____ Supplied information

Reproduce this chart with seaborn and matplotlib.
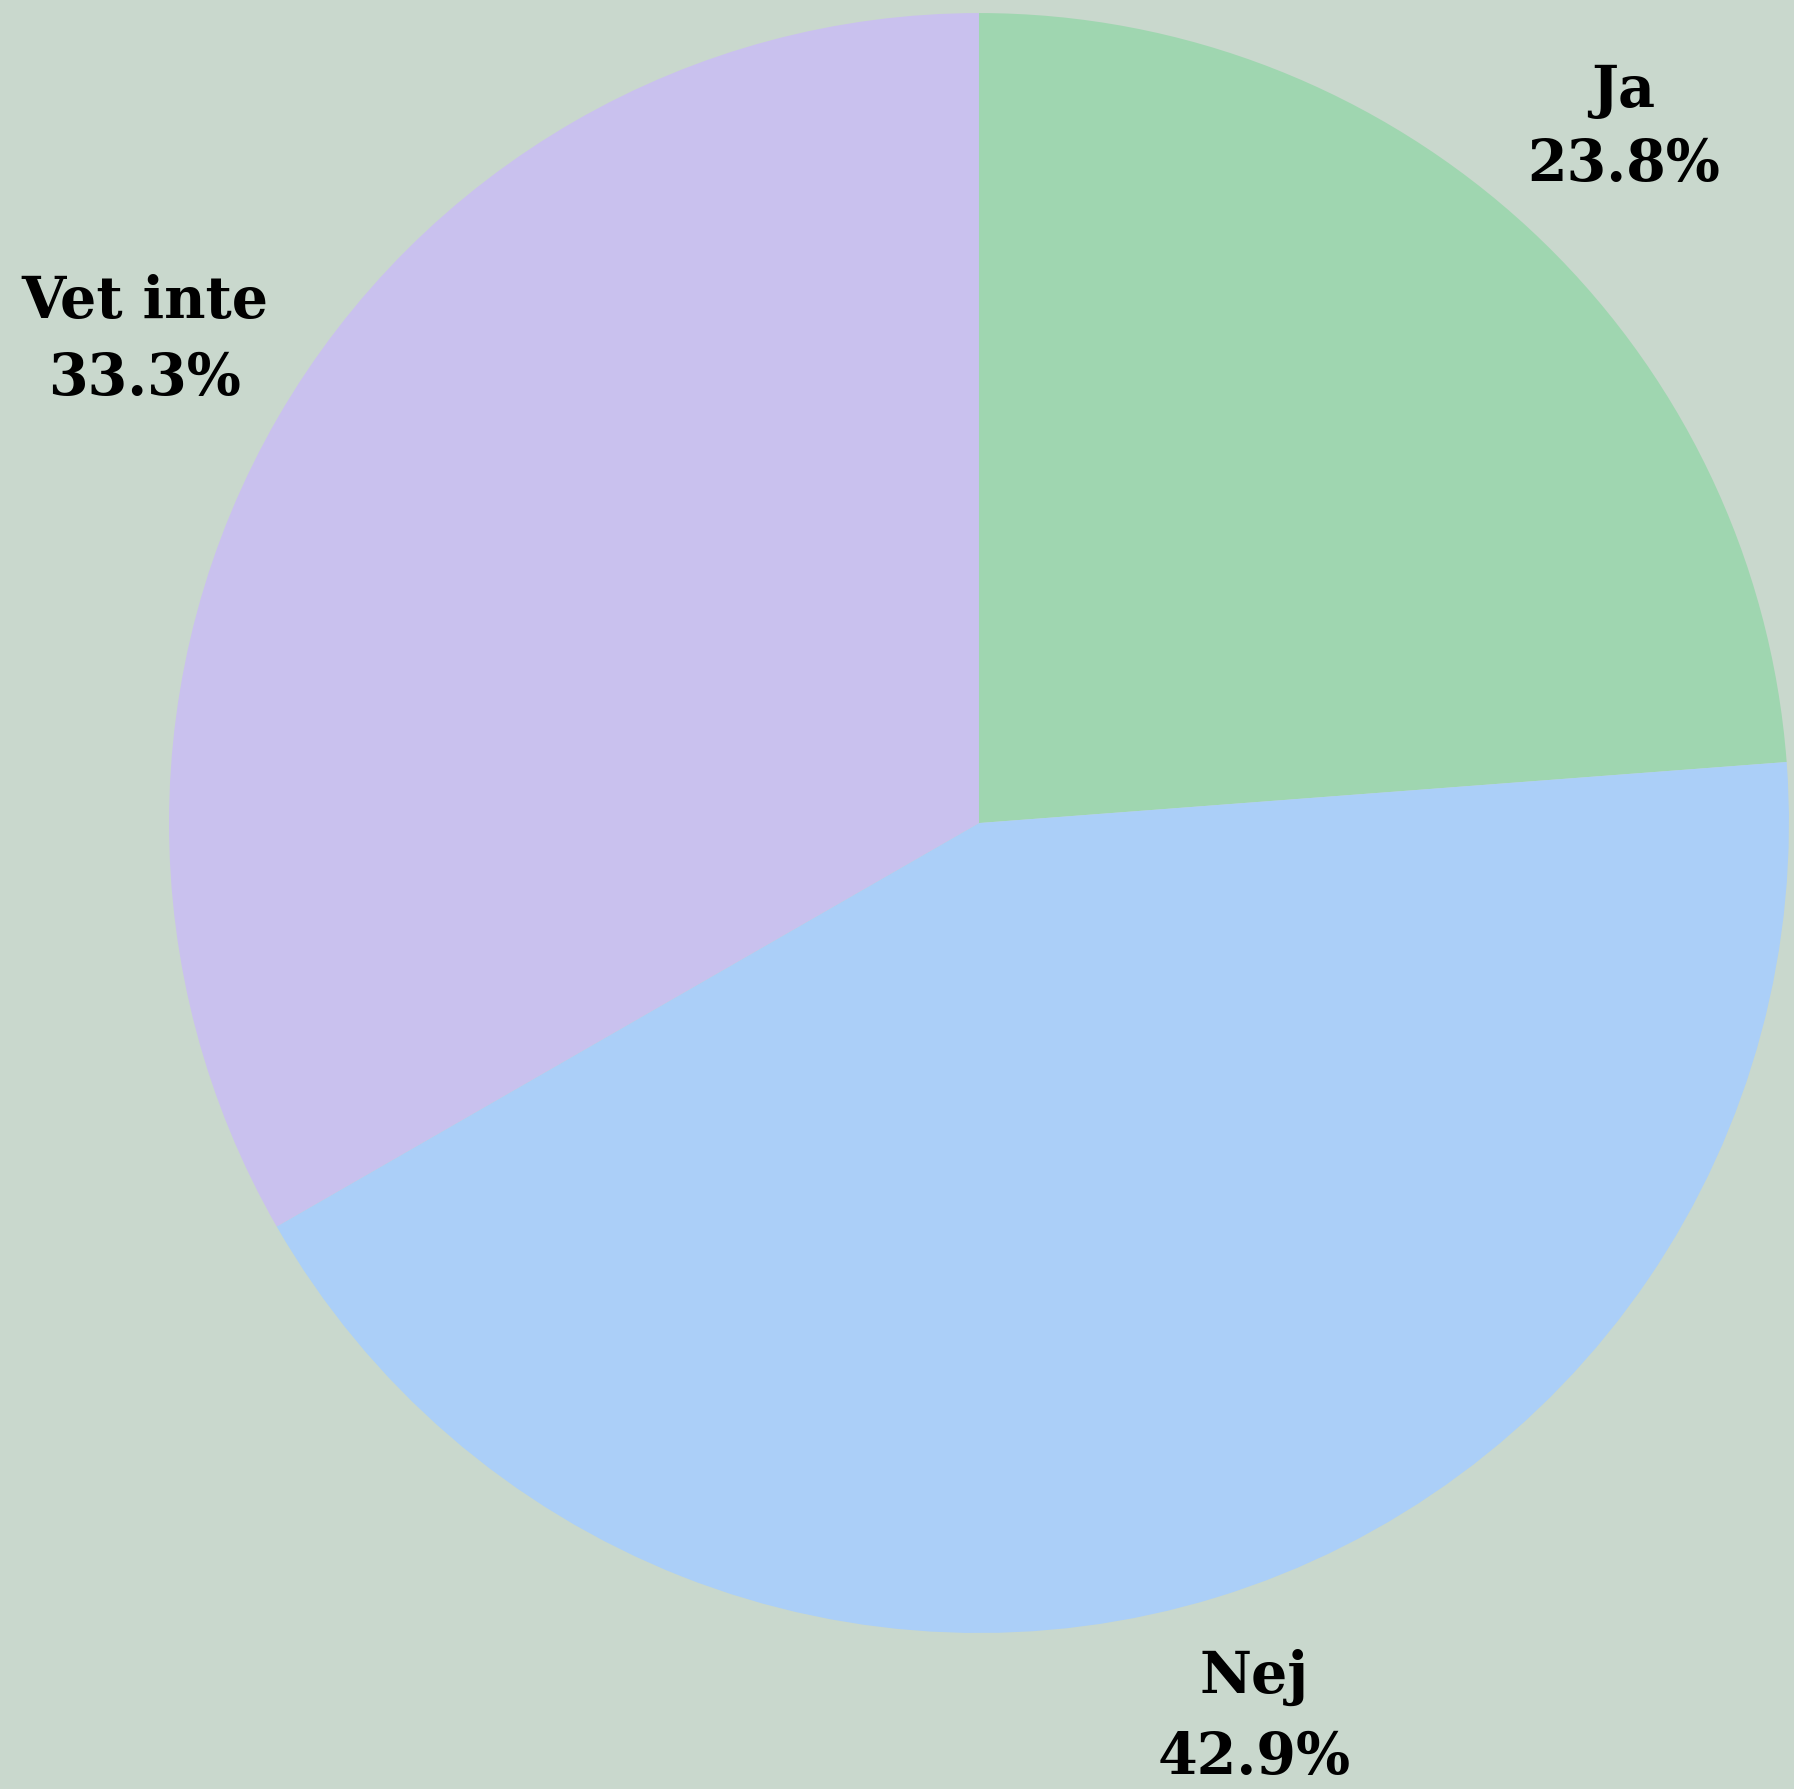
import matplotlib
matplotlib.use("Agg")
import matplotlib.pyplot as plt
import seaborn as sns
import numpy as np

categories = ["Ja", "Nej", "Vet inte"]
values = [23.8, 42.9, 33.3]
colors = ["#9fd6b0", "#abcff8", "#c9c1ee"]
label_dist = [1.17, 1.155, 1.19]
line_sp = [1.42, 1.55, 1.47]
bg = "#c9d8cd"

sns.set_theme(style="white")
plt.rcParams["font.family"] = ["DejaVu Serif"]

fig = plt.figure(figsize=(17.94, 17.89), dpi=100, facecolor=bg)
ax = fig.add_axes([0.0942, 0.0872, 0.903, 0.9055])
ax.set_facecolor(bg)

labels = [f"{c}\n{v:.1f}%" for c, v in zip(categories, values)]
wedges, texts = ax.pie(values, colors=colors, startangle=90, counterclock=False,
                       labels=labels, labeldistance=1.17,
                       wedgeprops=dict(linewidth=0),
                       textprops=dict(fontsize=41, fontweight="bold", color="#000000"))
for w, t, d, ls in zip(wedges, texts, label_dist, line_sp):
    ang = np.deg2rad((w.theta1 + w.theta2) / 2)
    t.set_position((d * np.cos(ang), d * np.sin(ang)))
    t.set_horizontalalignment("center")
    t.set_verticalalignment("center")
    t.set_linespacing(ls)
ax.set_xlim(-1, 1)
ax.set_ylim(-1, 1)
ax.set_aspect("equal")
ax.axis("off")

fig.savefig("out.png", dpi=100, facecolor=bg)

________

__Stated goal__
Pull every line containing "matplotlib" from the data.

__Answer to this task__
Reproduce this chart with seaborn and matplotlib.
import matplotlib
matplotlib.use("Agg")
import matplotlib.pyplot as plt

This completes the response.